>>>

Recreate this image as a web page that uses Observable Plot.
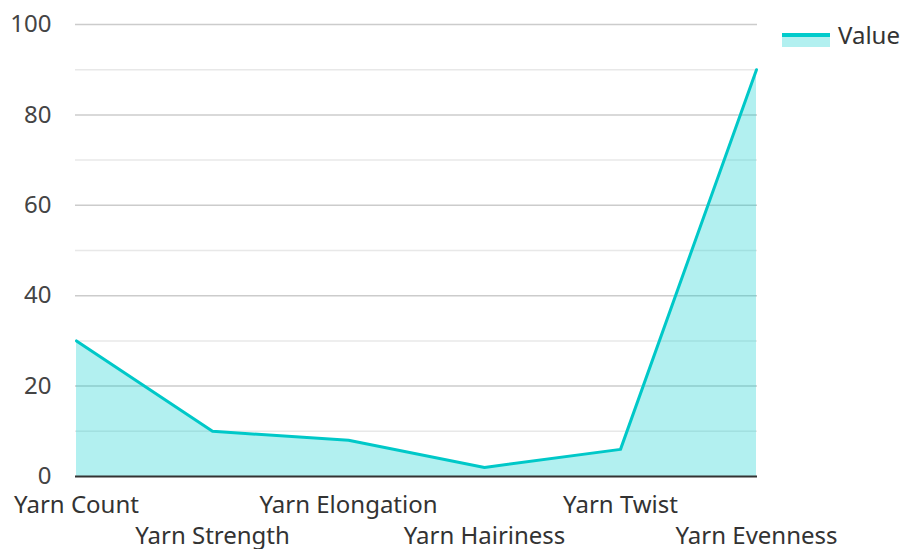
<!DOCTYPE html>
<html><head><meta charset="utf-8">
<script src="https://cdn.jsdelivr.net/npm/d3@7"></script>
<script src="https://cdn.jsdelivr.net/npm/@observablehq/plot@0.6"></script>
<style>
body{margin:0;background:#fff;font-family:"Noto Sans",sans-serif;}
#wrap{position:relative;width:900px;height:549px;}
#legend{position:absolute;left:782px;top:18px;display:flex;align-items:center;font-size:24px;color:#333;}
#legend .sw{width:48px;height:14px;position:relative;margin-right:8px;margin-top:10px}
#legend .sw .fill{position:absolute;left:0;top:2px;width:48px;height:12px;background:rgba(0,204,204,0.3)}
#legend .sw .ln{position:absolute;left:0;top:0;width:48px;height:4px;background:#00cccc}
</style></head>
<body><div id="wrap"><div id="chart"></div><div id="legend"><div class="sw"><div class="fill"></div><div class="ln"></div></div><span>Value</span></div></div>
<script>
const categories = ["Yarn Count","Yarn Strength","Yarn Elongation","Yarn Hairiness","Yarn Twist","Yarn Evenness"];
const values = [30,10,8,2,6,90];
const majorTicks = [20,40,60,80,100];
const minorTicks = [10,30,50,70,90];
const yTicks = [0,20,40,60,80,100];
const data = categories.map((c,i)=>({category:c, value:values[i]}));
const row1 = categories.filter((c,i)=>i%2===0);
const row2 = categories.filter((c,i)=>i%2===1);

const plot = Plot.plot({
  width:900, height:549,
  marginLeft:75, marginRight:143, marginTop:24, marginBottom:73,
  style:{fontFamily:"Noto Sans", fontSize:"24px", color:"#444", background:"#fff"},
  x:{type:"point", domain:categories, padding:0},
  y:{domain:[0,100]},
  marks:[
    Plot.ruleY(minorTicks,{stroke:"#e8e8e8", strokeWidth:1.5}),
    Plot.ruleY(majorTicks,{stroke:"#cccccc", strokeWidth:1.5}),
    Plot.areaY(data,{x:"category", y:"value", fill:"#00cccc", fillOpacity:0.3}),
    Plot.lineY(data,{x:"category", y:"value", stroke:"#00c8c8", strokeWidth:3}),
    Plot.ruleY([0],{stroke:"#333", strokeWidth:2}),
    Plot.axisY(yTicks,{tickSize:0, tickPadding:24, fontSize:24, fill:"#444", label:null}),
    Plot.axisX(row1,{tickSize:0, tickPadding:19, fontSize:24, fill:"#333", label:null}),
    Plot.axisX(row2,{tickSize:0, tickPadding:50, fontSize:24, fill:"#333", label:null})
  ]
});
document.getElementById("chart").appendChild(plot);
</script></body></html>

<<<

**Task objective**
Give back the whole listing as it stands, minus its pictures.

**Exercise result**
Recreate this image as a web page that uses Observable Plot.
<!DOCTYPE html>
<html><head><meta charset="utf-8">
<script src="https://cdn.jsdelivr.net/npm/d3@7"></script>
<script src="https://cdn.jsdelivr.net/npm/@observablehq/plot@0.6"></script>
<style>
body{margin:0;background:#fff;font-family:"Noto Sans",sans-serif;}
#wrap{position:relative;width:900px;height:549px;}
#legend{position:absolute;left:782px;top:18px;display:flex;align-items:center;font-size:24px;color:#333;}
#legend .sw{width:48px;height:14px;position:relative;margin-right:8px;margin-top:10px}
#legend .sw .fill{position:absolute;left:0;top:2px;width:48px;height:12px;background:rgba(0,204,204,0.3)}
#legend .sw .ln{position:absolute;left:0;top:0;width:48px;height:4px;background:#00cccc}
</style></head>
<body><div id="wrap"><div id="chart"></div><div id="legend"><div class="sw"><div class="fill"></div><div class="ln"></div></div><span>Value</span></div></div>
<script>
const categories = ["Yarn Count","Yarn Strength","Yarn Elongation","Yarn Hairiness","Yarn Twist","Yarn Evenness"];
const values = [30,10,8,2,6,90];
const majorTicks = [20,40,60,80,100];
const minorTicks = [10,30,50,70,90];
const yTicks = [0,20,40,60,80,100];
const data = categories.map((c,i)=>({category:c, value:values[i]}));
const row1 = categories.filter((c,i)=>i%2===0);
const row2 = categories.filter((c,i)=>i%2===1);

const plot = Plot.plot({
  width:900, height:549,
  marginLeft:75, marginRight:143, marginTop:24, marginBottom:73,
  style:{fontFamily:"Noto Sans", fontSize:"24px", color:"#444", background:"#fff"},
  x:{type:"point", domain:categories, padding:0},
  y:{domain:[0,100]},
  marks:[
    Plot.ruleY(minorTicks,{stroke:"#e8e8e8", strokeWidth:1.5}),
    Plot.ruleY(majorTicks,{stroke:"#cccccc", strokeWidth:1.5}),
    Plot.areaY(data,{x:"category", y:"value", fill:"#00cccc", fillOpacity:0.3}),
    Plot.lineY(data,{x:"category", y:"value", stroke:"#00c8c8", strokeWidth:3}),
    Plot.ruleY([0],{stroke:"#333", strokeWidth:2}),
    Plot.axisY(yTicks,{tickSize:0, tickPadding:24, fontSize:24, fill:"#444", label:null}),
    Plot.axisX(row1,{tickSize:0, tickPadding:19, fontSize:24, fill:"#333", label:null}),
    Plot.axisX(row2,{tickSize:0, tickPadding:50, fontSize:24, fill:"#333", label:null})
  ]
});
document.getElementById("chart").appendChild(plot);
</script></body></html>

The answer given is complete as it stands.